Op 5 juni 2019 heeft de Rechtbank Oost-Brabant uitspraak gedaan in een strafzaak tegen een verdachte die betrokken was bij een demonstratie tegen de komst van een asielzoekerscentrum (AZC) in Heesch op 18 januari 2016. De verdachte werd vrijgesproken van de beschuldiging van openlijk geweld, omdat de rechtbank niet wettig en overtuigend bewezen achtte dat hij op het moment van de rellen ter plaatse was. De verdachte had verklaard dat hij de demonstratie had verlaten omdat hij moest werken, en er waren onvoldoende belastende bewijsmiddelen om zijn aanwezigheid tijdens de rellen te bevestigen.

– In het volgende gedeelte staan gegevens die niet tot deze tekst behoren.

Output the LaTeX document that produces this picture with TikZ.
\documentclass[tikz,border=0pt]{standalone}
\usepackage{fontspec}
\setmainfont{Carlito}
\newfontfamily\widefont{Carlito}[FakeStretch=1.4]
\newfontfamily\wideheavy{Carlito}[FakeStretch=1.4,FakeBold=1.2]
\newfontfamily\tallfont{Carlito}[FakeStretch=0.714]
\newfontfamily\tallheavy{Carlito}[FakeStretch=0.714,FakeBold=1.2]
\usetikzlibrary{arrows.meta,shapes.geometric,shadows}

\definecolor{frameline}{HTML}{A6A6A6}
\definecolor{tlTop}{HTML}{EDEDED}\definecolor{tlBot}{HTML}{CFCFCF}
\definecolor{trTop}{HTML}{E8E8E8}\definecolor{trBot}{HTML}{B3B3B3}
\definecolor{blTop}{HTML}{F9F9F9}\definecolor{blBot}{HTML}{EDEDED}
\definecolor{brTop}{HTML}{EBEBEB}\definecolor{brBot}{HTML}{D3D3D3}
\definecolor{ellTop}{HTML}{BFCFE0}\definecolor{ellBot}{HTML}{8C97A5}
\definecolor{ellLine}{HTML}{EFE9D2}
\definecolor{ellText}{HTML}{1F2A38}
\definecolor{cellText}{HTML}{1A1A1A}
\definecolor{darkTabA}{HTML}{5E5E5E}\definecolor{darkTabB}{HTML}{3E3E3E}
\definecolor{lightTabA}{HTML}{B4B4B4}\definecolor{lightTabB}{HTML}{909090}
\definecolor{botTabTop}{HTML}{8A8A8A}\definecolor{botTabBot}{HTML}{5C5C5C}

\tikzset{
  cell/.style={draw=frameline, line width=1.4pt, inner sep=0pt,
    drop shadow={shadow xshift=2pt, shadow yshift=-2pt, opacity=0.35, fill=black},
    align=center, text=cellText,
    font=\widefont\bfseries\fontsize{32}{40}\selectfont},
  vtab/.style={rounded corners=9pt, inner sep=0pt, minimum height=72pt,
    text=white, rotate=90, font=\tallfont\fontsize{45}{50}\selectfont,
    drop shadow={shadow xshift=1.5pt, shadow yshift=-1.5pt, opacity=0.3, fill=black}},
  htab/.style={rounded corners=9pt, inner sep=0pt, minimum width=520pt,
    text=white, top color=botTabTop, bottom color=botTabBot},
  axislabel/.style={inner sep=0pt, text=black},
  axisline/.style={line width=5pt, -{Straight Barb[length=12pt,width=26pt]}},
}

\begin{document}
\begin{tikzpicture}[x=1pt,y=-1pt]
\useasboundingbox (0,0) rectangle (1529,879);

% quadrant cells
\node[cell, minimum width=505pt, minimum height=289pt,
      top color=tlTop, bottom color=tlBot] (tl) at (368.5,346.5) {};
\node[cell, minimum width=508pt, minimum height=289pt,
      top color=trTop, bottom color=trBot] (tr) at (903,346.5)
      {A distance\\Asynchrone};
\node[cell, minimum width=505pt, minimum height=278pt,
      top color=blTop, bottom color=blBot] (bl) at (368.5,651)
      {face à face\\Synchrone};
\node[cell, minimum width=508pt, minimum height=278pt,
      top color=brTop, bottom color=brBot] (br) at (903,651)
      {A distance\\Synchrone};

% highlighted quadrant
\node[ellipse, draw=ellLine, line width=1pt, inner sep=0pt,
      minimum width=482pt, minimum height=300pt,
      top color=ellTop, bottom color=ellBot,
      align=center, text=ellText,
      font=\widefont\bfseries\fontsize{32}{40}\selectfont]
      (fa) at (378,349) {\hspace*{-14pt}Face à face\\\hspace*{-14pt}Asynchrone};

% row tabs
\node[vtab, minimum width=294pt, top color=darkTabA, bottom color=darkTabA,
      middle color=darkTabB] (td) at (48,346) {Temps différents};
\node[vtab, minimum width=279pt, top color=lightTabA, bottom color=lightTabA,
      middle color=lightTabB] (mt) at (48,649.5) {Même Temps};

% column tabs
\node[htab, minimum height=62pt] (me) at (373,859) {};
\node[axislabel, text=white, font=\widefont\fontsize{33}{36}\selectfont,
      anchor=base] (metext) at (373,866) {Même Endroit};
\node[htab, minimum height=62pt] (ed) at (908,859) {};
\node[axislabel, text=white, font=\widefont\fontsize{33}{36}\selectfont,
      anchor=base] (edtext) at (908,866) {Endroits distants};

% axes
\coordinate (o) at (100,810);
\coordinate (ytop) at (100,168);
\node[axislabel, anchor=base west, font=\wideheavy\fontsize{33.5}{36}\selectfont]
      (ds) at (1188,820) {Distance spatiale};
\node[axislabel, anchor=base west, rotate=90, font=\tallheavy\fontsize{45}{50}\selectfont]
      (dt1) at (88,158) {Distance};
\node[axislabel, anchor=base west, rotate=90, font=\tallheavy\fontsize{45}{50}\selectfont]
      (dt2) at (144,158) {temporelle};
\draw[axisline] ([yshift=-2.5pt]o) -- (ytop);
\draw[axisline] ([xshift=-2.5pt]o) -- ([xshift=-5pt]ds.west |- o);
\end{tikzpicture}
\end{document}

Echter, de rechtbank achtte het wel bewezen dat de verdachte op dezelfde datum een zaklamp had weggenomen die toebehoorde aan de politie. Dit feit werd als diefstal gekwalificeerd. De rechtbank hield rekening met de omstandigheden waaronder de diefstal had plaatsgevonden, namelijk tijdens een chaotische situatie tijdens de demonstratie. De verdachte werd veroordeeld tot een taakstraf van 40 uren, waarbij de rechtbank ook de overschrijding van de redelijke termijn in de strafprocedure in aanmerking nam.
De rechtbank oordeelde dat de verdachte zich schuldig had gemaakt aan diefstal, wat leidde tot financiële schade voor de politie. De vorderingen van benadeelde partijen werden gedeeltelijk toegewezen, waarbij de rechtbank de verdachte ook verplichtte tot betaling van een schadevergoeding aan de politie eenheid Oost-Brabant. De uitspraak benadrukt de noodzaak van normhandhaving en het belang van het afdoen van strafzaken binnen een redelijke termijn.